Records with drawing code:
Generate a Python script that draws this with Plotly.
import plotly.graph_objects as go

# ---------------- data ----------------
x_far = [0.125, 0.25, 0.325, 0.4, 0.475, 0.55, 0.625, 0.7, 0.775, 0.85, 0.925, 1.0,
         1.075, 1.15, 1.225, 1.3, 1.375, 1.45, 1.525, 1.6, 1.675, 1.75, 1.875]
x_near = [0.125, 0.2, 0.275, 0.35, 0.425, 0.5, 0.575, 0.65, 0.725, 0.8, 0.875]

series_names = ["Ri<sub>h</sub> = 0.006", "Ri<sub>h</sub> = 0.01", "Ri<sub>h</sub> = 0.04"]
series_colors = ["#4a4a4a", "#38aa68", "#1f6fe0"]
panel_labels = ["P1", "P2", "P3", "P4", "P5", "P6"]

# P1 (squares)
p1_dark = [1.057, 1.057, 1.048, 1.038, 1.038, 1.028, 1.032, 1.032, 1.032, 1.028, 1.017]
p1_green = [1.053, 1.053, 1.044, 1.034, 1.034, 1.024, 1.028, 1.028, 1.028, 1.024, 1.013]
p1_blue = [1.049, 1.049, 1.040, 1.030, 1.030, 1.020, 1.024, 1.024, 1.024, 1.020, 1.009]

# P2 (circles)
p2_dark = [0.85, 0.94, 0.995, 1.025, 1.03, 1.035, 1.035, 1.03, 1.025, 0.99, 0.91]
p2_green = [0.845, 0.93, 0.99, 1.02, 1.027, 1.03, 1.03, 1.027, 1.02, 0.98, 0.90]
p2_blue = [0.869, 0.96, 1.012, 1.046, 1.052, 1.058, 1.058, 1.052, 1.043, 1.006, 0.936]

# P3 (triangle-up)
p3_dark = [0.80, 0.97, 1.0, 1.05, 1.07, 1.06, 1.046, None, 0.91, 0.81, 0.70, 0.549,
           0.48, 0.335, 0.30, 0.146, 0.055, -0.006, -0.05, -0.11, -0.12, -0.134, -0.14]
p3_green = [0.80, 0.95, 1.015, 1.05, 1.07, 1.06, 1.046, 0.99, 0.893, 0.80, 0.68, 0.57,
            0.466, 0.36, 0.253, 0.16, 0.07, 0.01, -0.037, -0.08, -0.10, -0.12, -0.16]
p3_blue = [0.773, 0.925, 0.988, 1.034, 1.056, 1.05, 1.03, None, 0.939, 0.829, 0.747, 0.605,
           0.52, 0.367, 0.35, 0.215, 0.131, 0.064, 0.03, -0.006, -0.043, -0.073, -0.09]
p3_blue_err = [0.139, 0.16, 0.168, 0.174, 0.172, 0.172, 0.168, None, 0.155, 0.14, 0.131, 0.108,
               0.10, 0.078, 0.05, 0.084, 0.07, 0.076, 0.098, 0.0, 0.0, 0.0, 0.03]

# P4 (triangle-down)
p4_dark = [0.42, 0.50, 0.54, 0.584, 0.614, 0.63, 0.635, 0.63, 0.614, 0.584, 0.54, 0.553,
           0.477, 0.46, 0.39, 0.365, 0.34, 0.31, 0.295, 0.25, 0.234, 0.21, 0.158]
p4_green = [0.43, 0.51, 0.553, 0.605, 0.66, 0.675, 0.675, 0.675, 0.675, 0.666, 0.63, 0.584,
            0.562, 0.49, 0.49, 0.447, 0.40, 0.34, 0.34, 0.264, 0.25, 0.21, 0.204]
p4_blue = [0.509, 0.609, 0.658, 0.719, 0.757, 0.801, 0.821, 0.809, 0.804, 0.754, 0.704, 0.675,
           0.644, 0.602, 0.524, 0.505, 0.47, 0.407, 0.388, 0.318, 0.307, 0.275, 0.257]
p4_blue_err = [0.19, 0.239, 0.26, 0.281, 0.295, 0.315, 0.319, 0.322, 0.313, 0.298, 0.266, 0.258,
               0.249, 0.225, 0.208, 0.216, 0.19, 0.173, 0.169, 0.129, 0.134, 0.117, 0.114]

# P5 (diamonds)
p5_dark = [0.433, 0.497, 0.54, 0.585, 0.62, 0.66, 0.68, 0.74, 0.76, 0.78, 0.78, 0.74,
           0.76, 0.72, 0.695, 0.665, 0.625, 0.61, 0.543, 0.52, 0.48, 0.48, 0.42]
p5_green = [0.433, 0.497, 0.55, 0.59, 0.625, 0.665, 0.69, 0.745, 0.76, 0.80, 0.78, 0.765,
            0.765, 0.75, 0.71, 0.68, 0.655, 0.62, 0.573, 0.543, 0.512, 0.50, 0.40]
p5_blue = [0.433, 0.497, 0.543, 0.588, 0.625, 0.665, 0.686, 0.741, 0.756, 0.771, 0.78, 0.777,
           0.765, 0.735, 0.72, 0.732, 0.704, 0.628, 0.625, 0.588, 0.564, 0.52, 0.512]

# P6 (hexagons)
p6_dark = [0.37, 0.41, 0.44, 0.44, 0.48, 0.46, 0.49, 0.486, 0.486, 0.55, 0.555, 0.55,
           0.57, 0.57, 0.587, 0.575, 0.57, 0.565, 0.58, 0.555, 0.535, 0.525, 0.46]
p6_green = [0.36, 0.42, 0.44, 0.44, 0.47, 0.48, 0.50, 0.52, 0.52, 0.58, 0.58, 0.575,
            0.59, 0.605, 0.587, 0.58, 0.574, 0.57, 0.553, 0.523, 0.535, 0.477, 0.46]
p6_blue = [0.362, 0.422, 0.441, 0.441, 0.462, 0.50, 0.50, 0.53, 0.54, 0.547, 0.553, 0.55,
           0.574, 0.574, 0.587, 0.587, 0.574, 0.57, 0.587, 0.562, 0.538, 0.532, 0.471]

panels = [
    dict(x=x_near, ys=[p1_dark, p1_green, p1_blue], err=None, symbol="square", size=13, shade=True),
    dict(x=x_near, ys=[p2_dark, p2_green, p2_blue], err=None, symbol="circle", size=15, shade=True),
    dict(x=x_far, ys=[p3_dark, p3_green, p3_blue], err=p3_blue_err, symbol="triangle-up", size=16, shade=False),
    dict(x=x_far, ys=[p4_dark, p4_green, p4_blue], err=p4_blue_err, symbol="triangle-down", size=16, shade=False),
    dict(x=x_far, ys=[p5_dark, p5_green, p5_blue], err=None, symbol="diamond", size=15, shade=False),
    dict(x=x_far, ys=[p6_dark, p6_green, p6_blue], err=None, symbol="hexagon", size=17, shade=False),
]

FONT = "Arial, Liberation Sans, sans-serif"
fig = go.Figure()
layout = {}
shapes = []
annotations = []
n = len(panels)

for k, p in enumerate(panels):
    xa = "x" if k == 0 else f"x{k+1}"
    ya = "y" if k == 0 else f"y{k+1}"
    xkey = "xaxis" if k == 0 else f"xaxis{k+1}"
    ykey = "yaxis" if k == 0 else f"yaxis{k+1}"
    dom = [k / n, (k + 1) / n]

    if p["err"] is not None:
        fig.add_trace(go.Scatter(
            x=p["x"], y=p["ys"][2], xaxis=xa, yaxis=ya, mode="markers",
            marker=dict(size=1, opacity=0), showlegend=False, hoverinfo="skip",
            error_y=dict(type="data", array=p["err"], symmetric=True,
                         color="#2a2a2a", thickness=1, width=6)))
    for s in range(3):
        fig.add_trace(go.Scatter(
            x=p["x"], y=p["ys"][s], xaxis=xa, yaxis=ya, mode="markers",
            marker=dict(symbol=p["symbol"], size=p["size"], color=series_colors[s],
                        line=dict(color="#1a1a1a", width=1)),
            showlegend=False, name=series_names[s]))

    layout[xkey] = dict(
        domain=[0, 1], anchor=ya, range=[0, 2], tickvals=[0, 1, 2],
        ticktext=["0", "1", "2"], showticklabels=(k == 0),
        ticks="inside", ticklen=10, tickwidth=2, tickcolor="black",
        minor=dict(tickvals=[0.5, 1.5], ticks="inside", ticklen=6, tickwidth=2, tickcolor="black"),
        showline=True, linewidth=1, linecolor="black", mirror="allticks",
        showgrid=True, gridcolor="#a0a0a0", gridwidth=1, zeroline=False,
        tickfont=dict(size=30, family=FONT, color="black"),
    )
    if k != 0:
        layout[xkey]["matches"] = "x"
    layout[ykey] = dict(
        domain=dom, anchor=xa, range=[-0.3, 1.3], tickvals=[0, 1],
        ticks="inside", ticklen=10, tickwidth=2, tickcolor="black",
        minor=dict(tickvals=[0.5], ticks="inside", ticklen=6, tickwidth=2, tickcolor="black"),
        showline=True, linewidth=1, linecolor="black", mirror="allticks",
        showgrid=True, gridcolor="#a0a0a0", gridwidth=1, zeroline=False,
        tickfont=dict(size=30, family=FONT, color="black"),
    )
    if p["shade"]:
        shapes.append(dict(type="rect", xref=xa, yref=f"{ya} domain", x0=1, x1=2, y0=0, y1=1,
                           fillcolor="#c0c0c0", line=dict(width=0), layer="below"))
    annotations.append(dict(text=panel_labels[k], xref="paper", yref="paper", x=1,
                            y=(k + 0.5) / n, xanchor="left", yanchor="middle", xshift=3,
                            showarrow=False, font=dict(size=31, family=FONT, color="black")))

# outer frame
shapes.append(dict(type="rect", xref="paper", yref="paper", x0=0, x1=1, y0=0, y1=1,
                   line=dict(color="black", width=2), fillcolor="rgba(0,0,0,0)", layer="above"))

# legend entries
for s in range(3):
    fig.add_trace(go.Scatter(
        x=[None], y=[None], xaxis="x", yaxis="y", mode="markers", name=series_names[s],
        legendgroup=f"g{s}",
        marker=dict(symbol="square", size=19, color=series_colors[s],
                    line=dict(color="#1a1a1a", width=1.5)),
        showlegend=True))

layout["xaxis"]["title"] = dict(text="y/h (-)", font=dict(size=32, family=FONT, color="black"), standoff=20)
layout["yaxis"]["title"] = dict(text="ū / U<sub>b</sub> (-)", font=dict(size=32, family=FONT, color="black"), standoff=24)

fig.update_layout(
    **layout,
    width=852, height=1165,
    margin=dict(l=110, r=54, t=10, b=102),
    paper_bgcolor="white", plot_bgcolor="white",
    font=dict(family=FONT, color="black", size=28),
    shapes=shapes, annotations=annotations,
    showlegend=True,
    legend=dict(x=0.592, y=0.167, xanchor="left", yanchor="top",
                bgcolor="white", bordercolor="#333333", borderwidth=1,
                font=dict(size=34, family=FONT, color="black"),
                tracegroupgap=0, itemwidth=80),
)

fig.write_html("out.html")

* * *

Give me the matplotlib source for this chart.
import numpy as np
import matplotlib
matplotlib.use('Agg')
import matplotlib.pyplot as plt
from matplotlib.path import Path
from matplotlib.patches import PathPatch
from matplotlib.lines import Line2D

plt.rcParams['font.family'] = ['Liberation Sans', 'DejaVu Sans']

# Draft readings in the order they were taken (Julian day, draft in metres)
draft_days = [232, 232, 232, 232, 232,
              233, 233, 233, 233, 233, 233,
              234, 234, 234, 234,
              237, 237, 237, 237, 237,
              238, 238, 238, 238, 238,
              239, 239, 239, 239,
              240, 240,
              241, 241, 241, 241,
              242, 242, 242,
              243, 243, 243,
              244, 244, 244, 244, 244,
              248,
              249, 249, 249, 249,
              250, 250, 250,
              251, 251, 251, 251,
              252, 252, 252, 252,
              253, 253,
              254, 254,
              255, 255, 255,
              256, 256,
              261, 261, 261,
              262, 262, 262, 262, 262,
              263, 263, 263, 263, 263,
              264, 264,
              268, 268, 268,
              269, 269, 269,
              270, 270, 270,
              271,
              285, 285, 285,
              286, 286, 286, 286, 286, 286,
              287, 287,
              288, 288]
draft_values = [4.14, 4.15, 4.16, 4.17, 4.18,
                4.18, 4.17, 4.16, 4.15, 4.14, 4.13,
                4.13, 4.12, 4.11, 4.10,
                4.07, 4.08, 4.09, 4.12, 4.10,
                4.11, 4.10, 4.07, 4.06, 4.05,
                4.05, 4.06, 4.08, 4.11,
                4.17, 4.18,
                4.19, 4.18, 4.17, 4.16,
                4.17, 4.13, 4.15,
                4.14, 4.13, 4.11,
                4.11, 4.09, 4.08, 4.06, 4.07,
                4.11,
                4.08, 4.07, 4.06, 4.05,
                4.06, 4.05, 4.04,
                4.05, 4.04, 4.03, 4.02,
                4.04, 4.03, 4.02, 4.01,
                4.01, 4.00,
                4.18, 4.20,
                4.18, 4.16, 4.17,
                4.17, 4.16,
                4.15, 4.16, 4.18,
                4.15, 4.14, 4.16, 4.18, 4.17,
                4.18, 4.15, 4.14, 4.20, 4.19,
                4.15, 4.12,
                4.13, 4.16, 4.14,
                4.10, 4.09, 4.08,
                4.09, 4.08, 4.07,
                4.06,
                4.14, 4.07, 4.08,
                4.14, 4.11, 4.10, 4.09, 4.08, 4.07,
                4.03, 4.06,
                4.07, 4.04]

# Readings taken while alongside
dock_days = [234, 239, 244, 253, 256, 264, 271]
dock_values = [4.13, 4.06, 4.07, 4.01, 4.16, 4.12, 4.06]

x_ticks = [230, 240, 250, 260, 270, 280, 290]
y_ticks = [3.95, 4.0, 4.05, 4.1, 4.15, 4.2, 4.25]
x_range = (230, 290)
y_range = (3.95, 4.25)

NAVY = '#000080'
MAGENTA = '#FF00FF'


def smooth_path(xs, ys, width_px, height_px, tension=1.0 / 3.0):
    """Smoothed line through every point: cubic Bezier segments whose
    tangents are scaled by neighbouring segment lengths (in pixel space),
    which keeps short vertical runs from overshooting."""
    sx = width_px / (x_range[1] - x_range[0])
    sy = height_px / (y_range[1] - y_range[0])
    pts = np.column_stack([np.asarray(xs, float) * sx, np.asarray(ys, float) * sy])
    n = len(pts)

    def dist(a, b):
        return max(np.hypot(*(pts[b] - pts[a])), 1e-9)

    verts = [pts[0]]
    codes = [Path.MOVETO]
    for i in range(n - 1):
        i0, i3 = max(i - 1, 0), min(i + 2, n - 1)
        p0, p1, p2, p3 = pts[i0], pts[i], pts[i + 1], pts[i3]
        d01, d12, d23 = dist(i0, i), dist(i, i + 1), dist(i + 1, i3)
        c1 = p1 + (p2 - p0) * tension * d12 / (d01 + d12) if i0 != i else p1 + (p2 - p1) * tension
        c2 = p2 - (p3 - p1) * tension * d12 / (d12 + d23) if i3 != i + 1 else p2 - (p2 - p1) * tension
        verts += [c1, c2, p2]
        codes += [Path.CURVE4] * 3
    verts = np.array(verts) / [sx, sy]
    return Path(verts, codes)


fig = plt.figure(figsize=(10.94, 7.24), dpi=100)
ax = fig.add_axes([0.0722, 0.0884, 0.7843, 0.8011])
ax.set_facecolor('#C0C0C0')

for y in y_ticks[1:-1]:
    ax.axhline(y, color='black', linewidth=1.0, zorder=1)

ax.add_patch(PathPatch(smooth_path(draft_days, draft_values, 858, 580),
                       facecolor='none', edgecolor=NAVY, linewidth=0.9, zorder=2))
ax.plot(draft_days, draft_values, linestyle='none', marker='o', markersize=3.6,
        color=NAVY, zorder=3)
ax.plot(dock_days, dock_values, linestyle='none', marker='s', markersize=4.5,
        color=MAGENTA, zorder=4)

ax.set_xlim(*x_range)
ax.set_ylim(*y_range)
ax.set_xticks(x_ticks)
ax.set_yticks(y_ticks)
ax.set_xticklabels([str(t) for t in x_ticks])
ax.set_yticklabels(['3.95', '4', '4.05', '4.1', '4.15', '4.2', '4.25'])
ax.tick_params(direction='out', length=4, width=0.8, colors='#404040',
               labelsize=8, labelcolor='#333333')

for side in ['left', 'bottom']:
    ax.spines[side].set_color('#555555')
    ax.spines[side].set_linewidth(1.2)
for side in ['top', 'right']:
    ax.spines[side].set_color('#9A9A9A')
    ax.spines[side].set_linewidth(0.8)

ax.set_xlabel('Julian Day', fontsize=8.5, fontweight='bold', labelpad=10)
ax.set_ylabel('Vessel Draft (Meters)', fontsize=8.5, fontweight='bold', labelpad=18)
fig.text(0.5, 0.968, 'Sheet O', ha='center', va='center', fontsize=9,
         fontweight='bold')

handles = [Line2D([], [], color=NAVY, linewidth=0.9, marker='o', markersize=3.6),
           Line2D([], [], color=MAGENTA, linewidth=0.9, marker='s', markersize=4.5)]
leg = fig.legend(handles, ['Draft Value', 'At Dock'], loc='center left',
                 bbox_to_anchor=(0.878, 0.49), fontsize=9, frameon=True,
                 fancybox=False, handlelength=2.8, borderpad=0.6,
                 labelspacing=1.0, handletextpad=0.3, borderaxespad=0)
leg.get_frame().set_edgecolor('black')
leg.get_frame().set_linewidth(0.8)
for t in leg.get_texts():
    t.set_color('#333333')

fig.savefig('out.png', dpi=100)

Written exercise
Both the line with "Give me the matplotlib source for this chart." and the line with "plt.rcParams['font.family'] = ['Liberation" belong in the extract, along with every line between them; set down those lines exactly and only.

Problem solution
Give me the matplotlib source for this chart.
import numpy as np
import matplotlib
matplotlib.use('Agg')
import matplotlib.pyplot as plt
from matplotlib.path import Path
from matplotlib.patches import PathPatch
from matplotlib.lines import Line2D

plt.rcParams['font.family'] = ['Liberation Sans', 'DejaVu Sans']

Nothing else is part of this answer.